◆ **Your instructions**
Take the lines from the one bearing "Write a web" to the one bearing "11.5, 12, 12.5];", inclusive, and reproduce them exactly; include no other line.

◆ **Material for the task**
'''
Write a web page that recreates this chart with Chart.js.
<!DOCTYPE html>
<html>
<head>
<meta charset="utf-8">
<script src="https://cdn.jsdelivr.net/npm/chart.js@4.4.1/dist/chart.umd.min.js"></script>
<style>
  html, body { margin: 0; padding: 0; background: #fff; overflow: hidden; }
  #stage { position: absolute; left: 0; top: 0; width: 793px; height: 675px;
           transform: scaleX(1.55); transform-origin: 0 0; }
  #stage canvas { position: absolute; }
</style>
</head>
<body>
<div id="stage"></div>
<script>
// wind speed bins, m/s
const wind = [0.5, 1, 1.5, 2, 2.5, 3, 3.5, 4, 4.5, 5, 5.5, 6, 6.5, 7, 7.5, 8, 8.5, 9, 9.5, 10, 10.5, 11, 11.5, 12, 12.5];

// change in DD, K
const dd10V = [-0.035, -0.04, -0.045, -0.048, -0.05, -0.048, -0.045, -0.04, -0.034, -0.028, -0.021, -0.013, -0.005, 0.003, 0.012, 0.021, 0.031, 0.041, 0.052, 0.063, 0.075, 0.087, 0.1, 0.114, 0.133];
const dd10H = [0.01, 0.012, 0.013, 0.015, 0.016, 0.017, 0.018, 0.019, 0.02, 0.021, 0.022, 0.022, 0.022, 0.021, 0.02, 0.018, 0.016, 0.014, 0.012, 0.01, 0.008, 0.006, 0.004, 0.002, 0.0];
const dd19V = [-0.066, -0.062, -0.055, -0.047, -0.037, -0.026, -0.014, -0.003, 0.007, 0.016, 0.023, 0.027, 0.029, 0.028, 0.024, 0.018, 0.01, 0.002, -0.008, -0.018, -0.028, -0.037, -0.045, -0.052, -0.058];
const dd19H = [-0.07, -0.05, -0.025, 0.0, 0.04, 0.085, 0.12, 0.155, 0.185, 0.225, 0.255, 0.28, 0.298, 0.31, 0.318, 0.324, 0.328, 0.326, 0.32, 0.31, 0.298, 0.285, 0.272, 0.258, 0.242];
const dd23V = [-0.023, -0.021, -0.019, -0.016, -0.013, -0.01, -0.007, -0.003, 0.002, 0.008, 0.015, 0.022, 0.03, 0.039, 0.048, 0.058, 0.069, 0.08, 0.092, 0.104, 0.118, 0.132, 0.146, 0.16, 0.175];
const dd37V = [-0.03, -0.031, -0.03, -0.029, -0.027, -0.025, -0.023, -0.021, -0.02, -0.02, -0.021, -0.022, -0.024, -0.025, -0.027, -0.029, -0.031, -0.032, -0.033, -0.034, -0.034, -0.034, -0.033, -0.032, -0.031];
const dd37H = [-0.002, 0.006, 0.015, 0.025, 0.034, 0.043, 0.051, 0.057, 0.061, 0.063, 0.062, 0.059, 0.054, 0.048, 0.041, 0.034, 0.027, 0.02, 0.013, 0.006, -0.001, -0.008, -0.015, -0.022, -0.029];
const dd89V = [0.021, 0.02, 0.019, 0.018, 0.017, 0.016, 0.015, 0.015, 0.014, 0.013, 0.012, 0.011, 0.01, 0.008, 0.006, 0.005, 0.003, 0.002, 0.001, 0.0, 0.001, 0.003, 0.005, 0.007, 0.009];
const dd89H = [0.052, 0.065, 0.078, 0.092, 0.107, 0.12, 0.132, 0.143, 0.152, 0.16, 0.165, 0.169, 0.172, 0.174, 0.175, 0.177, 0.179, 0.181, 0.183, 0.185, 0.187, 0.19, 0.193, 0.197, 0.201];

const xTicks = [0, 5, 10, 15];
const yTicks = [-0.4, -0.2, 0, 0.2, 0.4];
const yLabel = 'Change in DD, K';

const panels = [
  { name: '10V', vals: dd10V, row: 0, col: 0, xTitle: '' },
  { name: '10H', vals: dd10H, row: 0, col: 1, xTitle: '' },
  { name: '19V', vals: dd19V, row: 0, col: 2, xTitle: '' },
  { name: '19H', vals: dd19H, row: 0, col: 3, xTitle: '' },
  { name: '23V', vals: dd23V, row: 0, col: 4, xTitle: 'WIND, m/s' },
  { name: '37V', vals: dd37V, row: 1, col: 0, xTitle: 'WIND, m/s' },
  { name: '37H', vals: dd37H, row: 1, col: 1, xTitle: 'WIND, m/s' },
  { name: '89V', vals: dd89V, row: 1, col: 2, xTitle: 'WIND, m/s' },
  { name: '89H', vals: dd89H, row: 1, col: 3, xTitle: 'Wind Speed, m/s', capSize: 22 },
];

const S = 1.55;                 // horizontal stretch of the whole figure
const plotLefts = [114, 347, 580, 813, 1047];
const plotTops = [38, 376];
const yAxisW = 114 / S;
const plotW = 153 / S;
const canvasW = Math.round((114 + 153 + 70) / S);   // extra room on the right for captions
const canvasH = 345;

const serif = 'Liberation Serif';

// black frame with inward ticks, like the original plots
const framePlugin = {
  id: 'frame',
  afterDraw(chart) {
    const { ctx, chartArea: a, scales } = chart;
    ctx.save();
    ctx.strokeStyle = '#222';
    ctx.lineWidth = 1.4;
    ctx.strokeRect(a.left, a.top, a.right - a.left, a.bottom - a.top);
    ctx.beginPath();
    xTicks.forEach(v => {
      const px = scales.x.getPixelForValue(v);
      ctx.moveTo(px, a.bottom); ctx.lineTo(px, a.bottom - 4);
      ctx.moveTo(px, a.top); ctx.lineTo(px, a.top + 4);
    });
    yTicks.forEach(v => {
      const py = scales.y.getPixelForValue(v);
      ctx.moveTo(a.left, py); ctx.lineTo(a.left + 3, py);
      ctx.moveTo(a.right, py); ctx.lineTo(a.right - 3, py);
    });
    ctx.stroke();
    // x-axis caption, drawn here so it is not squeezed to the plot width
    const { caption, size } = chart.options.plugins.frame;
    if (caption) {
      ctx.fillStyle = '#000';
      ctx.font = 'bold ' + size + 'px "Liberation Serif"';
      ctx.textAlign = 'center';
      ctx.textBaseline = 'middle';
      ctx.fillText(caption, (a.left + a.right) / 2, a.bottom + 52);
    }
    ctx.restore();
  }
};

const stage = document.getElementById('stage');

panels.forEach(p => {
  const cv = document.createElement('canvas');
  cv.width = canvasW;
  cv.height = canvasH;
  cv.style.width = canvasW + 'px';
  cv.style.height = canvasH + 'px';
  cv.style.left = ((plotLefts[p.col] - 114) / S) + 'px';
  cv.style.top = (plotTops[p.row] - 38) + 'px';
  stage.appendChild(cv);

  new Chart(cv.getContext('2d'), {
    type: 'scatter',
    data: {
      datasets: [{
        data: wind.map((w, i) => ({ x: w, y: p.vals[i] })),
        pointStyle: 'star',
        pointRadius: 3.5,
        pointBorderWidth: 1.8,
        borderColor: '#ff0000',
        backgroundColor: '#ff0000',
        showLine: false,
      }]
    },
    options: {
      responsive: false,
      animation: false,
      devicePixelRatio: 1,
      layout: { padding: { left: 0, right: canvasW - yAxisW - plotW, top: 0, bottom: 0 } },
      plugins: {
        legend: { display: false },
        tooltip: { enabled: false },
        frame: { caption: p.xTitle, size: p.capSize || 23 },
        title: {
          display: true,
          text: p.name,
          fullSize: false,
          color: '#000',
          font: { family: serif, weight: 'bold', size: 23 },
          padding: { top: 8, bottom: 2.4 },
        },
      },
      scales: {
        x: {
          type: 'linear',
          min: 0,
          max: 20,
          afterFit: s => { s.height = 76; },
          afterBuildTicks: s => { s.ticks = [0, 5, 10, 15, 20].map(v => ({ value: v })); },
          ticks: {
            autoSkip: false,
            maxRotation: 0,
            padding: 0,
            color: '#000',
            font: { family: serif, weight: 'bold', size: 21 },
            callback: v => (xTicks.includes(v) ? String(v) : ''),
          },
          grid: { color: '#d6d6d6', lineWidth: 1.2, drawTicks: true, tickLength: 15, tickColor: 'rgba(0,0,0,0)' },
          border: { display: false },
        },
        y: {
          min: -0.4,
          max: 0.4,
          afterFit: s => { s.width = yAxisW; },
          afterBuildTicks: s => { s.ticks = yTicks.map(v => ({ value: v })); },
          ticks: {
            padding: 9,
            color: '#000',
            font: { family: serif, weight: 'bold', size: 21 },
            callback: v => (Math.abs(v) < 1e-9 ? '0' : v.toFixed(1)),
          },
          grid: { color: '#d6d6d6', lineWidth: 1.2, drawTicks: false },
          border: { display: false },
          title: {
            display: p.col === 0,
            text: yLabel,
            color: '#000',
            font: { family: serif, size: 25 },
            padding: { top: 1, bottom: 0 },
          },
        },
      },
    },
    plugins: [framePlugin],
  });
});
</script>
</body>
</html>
'''
'''
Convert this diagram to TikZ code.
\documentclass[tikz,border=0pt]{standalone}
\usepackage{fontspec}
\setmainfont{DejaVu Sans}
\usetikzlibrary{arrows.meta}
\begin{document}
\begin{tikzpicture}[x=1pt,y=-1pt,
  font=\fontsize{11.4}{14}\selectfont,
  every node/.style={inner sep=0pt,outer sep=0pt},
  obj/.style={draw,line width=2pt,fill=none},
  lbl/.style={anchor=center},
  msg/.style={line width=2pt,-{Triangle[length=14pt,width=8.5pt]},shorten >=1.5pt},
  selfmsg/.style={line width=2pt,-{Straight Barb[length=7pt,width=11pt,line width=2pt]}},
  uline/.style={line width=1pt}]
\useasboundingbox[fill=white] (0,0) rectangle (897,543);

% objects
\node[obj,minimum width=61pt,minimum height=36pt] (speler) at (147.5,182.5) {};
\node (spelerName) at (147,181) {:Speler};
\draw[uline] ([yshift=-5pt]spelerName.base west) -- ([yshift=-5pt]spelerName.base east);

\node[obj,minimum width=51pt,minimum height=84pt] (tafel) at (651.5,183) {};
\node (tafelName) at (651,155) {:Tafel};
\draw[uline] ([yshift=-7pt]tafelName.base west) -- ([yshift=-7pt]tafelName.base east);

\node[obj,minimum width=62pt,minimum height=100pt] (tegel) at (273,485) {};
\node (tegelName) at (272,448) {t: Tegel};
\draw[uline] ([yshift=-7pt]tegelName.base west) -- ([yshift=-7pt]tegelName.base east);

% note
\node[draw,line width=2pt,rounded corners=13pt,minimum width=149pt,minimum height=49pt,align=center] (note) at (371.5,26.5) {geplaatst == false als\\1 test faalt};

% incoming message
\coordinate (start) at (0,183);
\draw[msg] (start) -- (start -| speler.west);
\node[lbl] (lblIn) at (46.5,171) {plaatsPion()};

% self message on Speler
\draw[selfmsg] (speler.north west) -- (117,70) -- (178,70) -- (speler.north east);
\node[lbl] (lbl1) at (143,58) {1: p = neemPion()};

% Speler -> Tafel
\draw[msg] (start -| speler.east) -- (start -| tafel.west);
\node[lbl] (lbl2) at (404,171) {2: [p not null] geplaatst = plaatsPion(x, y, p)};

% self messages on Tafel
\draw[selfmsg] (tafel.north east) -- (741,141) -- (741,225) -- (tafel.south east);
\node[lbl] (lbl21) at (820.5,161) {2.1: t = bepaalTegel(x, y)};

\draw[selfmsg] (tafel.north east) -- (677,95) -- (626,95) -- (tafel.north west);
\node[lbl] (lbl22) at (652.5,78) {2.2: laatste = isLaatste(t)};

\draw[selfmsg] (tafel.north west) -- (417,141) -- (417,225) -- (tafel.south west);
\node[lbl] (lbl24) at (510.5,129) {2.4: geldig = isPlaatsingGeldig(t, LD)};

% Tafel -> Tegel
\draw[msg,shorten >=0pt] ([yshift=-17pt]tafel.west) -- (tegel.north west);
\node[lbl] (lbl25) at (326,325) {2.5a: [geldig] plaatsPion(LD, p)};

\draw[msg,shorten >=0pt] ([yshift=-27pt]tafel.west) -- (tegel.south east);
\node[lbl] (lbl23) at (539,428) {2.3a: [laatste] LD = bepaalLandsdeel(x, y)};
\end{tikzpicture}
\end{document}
'''
'''
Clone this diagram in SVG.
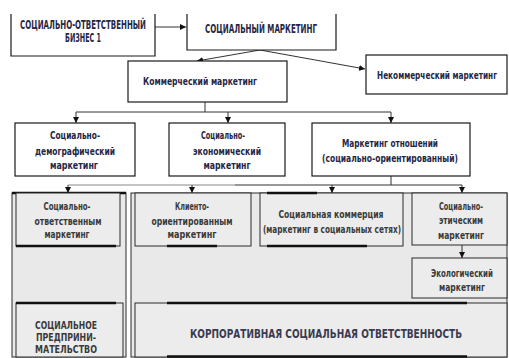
'''
◆ **Solution below**
Write a web page that recreates this chart with Chart.js.
<!DOCTYPE html>
<html>
<head>
<meta charset="utf-8">
<script src="https://cdn.jsdelivr.net/npm/chart.js@4.4.1/dist/chart.umd.min.js"></script>
<style>
  html, body { margin: 0; padding: 0; background: #fff; overflow: hidden; }
  #stage { position: absolute; left: 0; top: 0; width: 793px; height: 675px;
           transform: scaleX(1.55); transform-origin: 0 0; }
  #stage canvas { position: absolute; }
</style>
</head>
<body>
<div id="stage"></div>
<script>
// wind speed bins, m/s
const wind = [0.5, 1, 1.5, 2, 2.5, 3, 3.5, 4, 4.5, 5, 5.5, 6, 6.5, 7, 7.5, 8, 8.5, 9, 9.5, 10, 10.5, 11, 11.5, 12, 12.5];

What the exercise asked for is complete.